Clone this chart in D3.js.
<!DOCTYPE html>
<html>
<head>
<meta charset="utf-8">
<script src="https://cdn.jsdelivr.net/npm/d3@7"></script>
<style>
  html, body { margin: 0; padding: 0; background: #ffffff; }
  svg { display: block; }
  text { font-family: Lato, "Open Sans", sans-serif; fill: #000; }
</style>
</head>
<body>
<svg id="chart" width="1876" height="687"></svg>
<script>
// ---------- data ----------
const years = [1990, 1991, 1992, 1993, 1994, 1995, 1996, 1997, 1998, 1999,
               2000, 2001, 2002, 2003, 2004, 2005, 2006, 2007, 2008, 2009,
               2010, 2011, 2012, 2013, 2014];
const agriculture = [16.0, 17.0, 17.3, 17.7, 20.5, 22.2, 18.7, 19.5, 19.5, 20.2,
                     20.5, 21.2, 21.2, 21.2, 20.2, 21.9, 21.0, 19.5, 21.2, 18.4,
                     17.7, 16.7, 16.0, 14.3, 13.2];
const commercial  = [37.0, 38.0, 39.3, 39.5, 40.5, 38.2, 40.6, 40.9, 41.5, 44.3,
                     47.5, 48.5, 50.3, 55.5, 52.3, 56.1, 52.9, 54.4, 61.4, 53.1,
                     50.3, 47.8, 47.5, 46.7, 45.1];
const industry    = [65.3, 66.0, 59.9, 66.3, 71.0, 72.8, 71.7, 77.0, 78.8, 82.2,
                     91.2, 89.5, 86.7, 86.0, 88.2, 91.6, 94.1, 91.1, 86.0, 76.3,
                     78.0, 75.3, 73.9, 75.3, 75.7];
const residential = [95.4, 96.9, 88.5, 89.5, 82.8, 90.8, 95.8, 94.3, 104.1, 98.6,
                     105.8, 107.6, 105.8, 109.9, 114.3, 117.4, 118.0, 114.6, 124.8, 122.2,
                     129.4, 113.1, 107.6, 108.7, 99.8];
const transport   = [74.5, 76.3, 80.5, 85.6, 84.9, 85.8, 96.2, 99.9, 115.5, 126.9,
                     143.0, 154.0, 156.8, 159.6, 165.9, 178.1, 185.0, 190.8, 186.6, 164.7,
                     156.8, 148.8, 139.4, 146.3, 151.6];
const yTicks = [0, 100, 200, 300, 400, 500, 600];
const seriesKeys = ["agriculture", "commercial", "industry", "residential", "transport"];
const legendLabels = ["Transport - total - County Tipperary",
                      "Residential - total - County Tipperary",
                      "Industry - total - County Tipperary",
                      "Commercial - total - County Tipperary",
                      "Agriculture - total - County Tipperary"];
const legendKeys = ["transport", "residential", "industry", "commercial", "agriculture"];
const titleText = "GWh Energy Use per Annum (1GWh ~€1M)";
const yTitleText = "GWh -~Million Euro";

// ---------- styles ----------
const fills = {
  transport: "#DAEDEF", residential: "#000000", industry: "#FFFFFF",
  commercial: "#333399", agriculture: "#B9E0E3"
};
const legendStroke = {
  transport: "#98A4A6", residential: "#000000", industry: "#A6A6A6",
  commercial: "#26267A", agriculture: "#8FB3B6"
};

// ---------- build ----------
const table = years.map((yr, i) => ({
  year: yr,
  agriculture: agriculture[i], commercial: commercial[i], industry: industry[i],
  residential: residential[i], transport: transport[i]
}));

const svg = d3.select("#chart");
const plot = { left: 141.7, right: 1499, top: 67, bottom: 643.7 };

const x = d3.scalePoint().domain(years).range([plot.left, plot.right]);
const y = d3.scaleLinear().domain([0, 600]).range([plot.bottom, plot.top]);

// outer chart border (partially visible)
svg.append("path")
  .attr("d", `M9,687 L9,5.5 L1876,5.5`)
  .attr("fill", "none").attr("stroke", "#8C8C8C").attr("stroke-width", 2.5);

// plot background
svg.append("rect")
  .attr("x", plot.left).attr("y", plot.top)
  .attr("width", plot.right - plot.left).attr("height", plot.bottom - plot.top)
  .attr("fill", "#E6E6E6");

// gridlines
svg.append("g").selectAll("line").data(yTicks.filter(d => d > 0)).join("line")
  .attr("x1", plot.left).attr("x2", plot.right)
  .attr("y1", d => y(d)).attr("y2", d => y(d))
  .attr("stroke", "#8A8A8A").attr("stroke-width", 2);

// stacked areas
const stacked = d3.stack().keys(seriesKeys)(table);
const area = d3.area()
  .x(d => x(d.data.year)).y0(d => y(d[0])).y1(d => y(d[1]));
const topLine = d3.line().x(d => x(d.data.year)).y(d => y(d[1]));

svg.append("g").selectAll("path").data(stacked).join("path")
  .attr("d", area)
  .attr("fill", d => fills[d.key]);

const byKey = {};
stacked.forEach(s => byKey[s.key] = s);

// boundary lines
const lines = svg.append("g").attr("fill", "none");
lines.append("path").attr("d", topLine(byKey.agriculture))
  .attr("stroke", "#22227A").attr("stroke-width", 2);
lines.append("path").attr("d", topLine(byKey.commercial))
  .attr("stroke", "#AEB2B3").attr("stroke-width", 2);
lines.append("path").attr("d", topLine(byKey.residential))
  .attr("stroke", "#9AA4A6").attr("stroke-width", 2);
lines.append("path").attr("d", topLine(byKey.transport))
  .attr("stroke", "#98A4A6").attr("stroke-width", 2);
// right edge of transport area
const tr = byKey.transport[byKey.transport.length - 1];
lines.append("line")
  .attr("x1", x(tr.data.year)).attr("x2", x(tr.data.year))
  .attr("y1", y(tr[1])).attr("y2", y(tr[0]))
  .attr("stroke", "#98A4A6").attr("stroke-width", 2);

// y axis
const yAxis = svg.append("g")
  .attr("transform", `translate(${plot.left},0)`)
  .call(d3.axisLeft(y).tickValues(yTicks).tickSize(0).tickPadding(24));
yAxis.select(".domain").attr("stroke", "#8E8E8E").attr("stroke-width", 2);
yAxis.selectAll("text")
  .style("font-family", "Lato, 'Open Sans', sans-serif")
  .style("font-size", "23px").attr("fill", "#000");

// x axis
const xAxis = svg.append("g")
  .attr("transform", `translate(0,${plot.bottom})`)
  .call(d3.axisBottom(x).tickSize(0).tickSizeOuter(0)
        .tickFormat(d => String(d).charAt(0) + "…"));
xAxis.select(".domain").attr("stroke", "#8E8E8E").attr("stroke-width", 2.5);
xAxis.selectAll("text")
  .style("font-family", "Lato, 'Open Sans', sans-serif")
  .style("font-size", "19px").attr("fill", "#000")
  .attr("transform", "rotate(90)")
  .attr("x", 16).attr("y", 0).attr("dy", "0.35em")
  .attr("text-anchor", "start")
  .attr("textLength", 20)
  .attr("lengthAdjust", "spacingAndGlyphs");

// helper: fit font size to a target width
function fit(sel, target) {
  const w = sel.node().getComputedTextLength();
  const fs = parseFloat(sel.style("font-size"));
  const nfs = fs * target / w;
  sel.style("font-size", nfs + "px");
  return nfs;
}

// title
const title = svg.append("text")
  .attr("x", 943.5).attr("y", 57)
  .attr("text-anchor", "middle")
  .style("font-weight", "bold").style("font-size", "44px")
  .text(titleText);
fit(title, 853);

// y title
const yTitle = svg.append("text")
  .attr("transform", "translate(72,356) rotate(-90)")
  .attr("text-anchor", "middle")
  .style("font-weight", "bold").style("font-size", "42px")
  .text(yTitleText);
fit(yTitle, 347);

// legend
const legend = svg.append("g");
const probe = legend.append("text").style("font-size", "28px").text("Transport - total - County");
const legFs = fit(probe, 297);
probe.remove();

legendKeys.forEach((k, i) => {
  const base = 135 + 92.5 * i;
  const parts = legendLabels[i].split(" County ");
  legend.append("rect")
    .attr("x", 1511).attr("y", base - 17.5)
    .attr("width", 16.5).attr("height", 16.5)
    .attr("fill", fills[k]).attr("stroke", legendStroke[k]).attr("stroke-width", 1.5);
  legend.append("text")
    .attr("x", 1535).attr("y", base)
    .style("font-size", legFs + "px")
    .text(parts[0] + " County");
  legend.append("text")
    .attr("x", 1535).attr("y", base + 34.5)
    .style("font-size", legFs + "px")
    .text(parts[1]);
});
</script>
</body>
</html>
· · ·
- **What is needed**
Which lines contain the word "chart"? Return each of them.

- **Answer below**
Clone this chart in D3.js.
<svg id="chart" width="1876" height="687"></svg>
const svg = d3.select("#chart");
// outer chart border (partially visible)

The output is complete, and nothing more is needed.